##### SOURCE EXCERPT

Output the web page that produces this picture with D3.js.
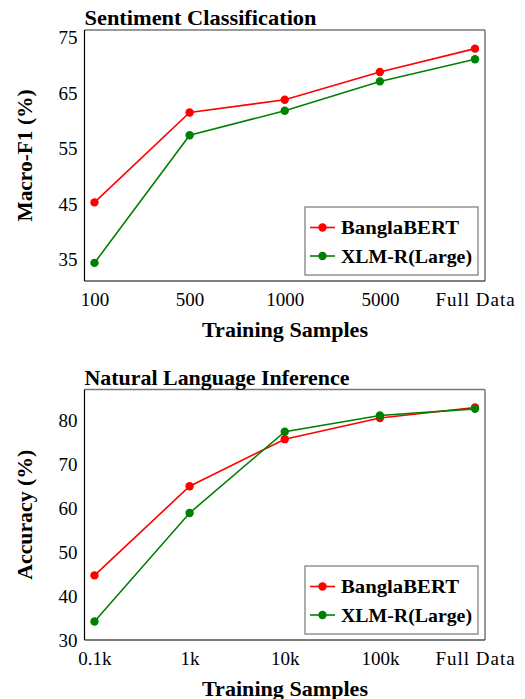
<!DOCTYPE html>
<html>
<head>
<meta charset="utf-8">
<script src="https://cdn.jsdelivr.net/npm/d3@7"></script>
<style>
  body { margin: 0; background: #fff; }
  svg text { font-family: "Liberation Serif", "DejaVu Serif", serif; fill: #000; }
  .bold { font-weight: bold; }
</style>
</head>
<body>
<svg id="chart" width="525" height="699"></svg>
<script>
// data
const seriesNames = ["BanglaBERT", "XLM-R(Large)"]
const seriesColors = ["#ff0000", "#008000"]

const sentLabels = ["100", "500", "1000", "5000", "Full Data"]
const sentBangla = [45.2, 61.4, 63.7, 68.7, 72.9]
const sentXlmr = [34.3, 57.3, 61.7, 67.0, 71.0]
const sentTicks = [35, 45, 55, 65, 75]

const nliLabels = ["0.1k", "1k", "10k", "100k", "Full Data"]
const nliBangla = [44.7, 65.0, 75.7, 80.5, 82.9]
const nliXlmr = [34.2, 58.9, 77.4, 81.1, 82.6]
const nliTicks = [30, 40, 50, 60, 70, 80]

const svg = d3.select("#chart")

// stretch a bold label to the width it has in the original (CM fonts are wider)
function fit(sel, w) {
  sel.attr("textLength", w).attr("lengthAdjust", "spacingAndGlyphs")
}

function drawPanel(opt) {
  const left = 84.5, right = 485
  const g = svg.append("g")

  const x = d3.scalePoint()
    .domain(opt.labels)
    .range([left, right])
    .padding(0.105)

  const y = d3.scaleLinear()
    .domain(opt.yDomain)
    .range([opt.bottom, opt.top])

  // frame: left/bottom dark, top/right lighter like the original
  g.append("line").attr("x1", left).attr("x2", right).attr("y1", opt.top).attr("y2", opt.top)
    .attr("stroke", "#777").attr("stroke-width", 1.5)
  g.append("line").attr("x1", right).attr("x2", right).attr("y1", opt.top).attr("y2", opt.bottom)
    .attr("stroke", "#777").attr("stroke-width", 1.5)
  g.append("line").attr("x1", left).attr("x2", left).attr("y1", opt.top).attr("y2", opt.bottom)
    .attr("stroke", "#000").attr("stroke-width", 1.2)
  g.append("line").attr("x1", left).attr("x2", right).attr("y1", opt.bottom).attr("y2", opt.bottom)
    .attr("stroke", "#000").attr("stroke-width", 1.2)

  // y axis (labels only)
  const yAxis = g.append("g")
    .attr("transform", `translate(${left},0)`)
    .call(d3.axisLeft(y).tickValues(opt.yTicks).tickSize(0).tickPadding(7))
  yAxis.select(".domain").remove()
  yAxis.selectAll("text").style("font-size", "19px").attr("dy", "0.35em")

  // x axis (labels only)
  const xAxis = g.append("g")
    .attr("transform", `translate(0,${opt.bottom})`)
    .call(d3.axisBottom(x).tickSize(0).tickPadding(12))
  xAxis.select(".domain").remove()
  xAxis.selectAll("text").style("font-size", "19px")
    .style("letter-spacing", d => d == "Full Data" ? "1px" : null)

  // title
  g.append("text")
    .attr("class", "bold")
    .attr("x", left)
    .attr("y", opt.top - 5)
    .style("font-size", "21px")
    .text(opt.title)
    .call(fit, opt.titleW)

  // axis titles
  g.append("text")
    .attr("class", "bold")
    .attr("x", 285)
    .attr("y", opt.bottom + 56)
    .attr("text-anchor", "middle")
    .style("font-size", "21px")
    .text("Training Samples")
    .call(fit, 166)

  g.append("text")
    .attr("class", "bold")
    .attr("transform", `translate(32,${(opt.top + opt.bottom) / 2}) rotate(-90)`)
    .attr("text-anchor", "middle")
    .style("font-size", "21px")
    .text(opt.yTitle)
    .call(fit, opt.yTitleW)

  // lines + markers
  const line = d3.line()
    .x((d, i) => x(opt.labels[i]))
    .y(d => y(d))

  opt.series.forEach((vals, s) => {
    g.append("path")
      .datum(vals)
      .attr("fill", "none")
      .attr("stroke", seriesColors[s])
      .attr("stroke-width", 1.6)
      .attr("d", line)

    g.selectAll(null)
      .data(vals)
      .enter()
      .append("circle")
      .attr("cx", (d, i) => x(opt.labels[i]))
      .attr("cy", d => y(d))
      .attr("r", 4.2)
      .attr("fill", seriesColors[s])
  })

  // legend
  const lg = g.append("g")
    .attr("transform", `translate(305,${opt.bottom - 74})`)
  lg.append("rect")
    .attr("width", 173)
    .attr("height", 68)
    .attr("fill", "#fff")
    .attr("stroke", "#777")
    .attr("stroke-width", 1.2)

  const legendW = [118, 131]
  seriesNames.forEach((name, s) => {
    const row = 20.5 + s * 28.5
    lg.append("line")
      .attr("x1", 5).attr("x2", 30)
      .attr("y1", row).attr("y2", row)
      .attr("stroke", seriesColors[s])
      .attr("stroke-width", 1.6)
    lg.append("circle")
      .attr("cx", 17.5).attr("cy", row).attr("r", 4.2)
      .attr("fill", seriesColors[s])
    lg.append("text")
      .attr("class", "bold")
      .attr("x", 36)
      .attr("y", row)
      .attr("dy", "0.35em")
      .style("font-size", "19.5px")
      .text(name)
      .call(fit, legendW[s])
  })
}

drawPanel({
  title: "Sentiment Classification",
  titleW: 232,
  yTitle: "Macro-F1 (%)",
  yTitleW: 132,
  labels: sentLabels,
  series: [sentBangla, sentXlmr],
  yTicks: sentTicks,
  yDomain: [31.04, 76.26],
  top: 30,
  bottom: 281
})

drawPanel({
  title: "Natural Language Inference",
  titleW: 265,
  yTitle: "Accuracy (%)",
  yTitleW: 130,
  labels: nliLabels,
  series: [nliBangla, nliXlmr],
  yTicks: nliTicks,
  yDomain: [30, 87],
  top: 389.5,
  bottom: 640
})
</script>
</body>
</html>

##########

= WHAT YOU SHOULD DO =
From the material above, reproduce everything verbatim except the pictures.

= COMPLETE OUTPUT =
Output the web page that produces this picture with D3.js.
<!DOCTYPE html>
<html>
<head>
<meta charset="utf-8">
<script src="https://cdn.jsdelivr.net/npm/d3@7"></script>
<style>
  body { margin: 0; background: #fff; }
  svg text { font-family: "Liberation Serif", "DejaVu Serif", serif; fill: #000; }
  .bold { font-weight: bold; }
</style>
</head>
<body>
<svg id="chart" width="525" height="699"></svg>
<script>
// data
const seriesNames = ["BanglaBERT", "XLM-R(Large)"]
const seriesColors = ["#ff0000", "#008000"]

const sentLabels = ["100", "500", "1000", "5000", "Full Data"]
const sentBangla = [45.2, 61.4, 63.7, 68.7, 72.9]
const sentXlmr = [34.3, 57.3, 61.7, 67.0, 71.0]
const sentTicks = [35, 45, 55, 65, 75]

const nliLabels = ["0.1k", "1k", "10k", "100k", "Full Data"]
const nliBangla = [44.7, 65.0, 75.7, 80.5, 82.9]
const nliXlmr = [34.2, 58.9, 77.4, 81.1, 82.6]
const nliTicks = [30, 40, 50, 60, 70, 80]

const svg = d3.select("#chart")

// stretch a bold label to the width it has in the original (CM fonts are wider)
function fit(sel, w) {
  sel.attr("textLength", w).attr("lengthAdjust", "spacingAndGlyphs")
}

function drawPanel(opt) {
  const left = 84.5, right = 485
  const g = svg.append("g")

  const x = d3.scalePoint()
    .domain(opt.labels)
    .range([left, right])
    .padding(0.105)

  const y = d3.scaleLinear()
    .domain(opt.yDomain)
    .range([opt.bottom, opt.top])

  // frame: left/bottom dark, top/right lighter like the original
  g.append("line").attr("x1", left).attr("x2", right).attr("y1", opt.top).attr("y2", opt.top)
    .attr("stroke", "#777").attr("stroke-width", 1.5)
  g.append("line").attr("x1", right).attr("x2", right).attr("y1", opt.top).attr("y2", opt.bottom)
    .attr("stroke", "#777").attr("stroke-width", 1.5)
  g.append("line").attr("x1", left).attr("x2", left).attr("y1", opt.top).attr("y2", opt.bottom)
    .attr("stroke", "#000").attr("stroke-width", 1.2)
  g.append("line").attr("x1", left).attr("x2", right).attr("y1", opt.bottom).attr("y2", opt.bottom)
    .attr("stroke", "#000").attr("stroke-width", 1.2)

  // y axis (labels only)
  const yAxis = g.append("g")
    .attr("transform", `translate(${left},0)`)
    .call(d3.axisLeft(y).tickValues(opt.yTicks).tickSize(0).tickPadding(7))
  yAxis.select(".domain").remove()
  yAxis.selectAll("text").style("font-size", "19px").attr("dy", "0.35em")

  // x axis (labels only)
  const xAxis = g.append("g")
    .attr("transform", `translate(0,${opt.bottom})`)
    .call(d3.axisBottom(x).tickSize(0).tickPadding(12))
  xAxis.select(".domain").remove()
  xAxis.selectAll("text").style("font-size", "19px")
    .style("letter-spacing", d => d == "Full Data" ? "1px" : null)

  // title
  g.append("text")
    .attr("class", "bold")
    .attr("x", left)
    .attr("y", opt.top - 5)
    .style("font-size", "21px")
    .text(opt.title)
    .call(fit, opt.titleW)

  // axis titles
  g.append("text")
    .attr("class", "bold")
    .attr("x", 285)
    .attr("y", opt.bottom + 56)
    .attr("text-anchor", "middle")
    .style("font-size", "21px")
    .text("Training Samples")
    .call(fit, 166)

  g.append("text")
    .attr("class", "bold")
    .attr("transform", `translate(32,${(opt.top + opt.bottom) / 2}) rotate(-90)`)
    .attr("text-anchor", "middle")
    .style("font-size", "21px")
    .text(opt.yTitle)
    .call(fit, opt.yTitleW)

  // lines + markers
  const line = d3.line()
    .x((d, i) => x(opt.labels[i]))
    .y(d => y(d))

  opt.series.forEach((vals, s) => {
    g.append("path")
      .datum(vals)
      .attr("fill", "none")
      .attr("stroke", seriesColors[s])
      .attr("stroke-width", 1.6)
      .attr("d", line)

    g.selectAll(null)
      .data(vals)
      .enter()
      .append("circle")
      .attr("cx", (d, i) => x(opt.labels[i]))
      .attr("cy", d => y(d))
      .attr("r", 4.2)
      .attr("fill", seriesColors[s])
  })

  // legend
  const lg = g.append("g")
    .attr("transform", `translate(305,${opt.bottom - 74})`)
  lg.append("rect")
    .attr("width", 173)
    .attr("height", 68)
    .attr("fill", "#fff")
    .attr("stroke", "#777")
    .attr("stroke-width", 1.2)

  const legendW = [118, 131]
  seriesNames.forEach((name, s) => {
    const row = 20.5 + s * 28.5
    lg.append("line")
      .attr("x1", 5).attr("x2", 30)
      .attr("y1", row).attr("y2", row)
      .attr("stroke", seriesColors[s])
      .attr("stroke-width", 1.6)
    lg.append("circle")
      .attr("cx", 17.5).attr("cy", row).attr("r", 4.2)
      .attr("fill", seriesColors[s])
    lg.append("text")
      .attr("class", "bold")
      .attr("x", 36)
      .attr("y", row)
      .attr("dy", "0.35em")
      .style("font-size", "19.5px")
      .text(name)
      .call(fit, legendW[s])
  })
}

drawPanel({
  title: "Sentiment Classification",
  titleW: 232,
  yTitle: "Macro-F1 (%)",
  yTitleW: 132,
  labels: sentLabels,
  series: [sentBangla, sentXlmr],
  yTicks: sentTicks,
  yDomain: [31.04, 76.26],
  top: 30,
  bottom: 281
})

drawPanel({
  title: "Natural Language Inference",
  titleW: 265,
  yTitle: "Accuracy (%)",
  yTitleW: 130,
  labels: nliLabels,
  series: [nliBangla, nliXlmr],
  yTicks: nliTicks,
  yDomain: [30, 87],
  top: 389.5,
  bottom: 640
})
</script>
</body>
</html>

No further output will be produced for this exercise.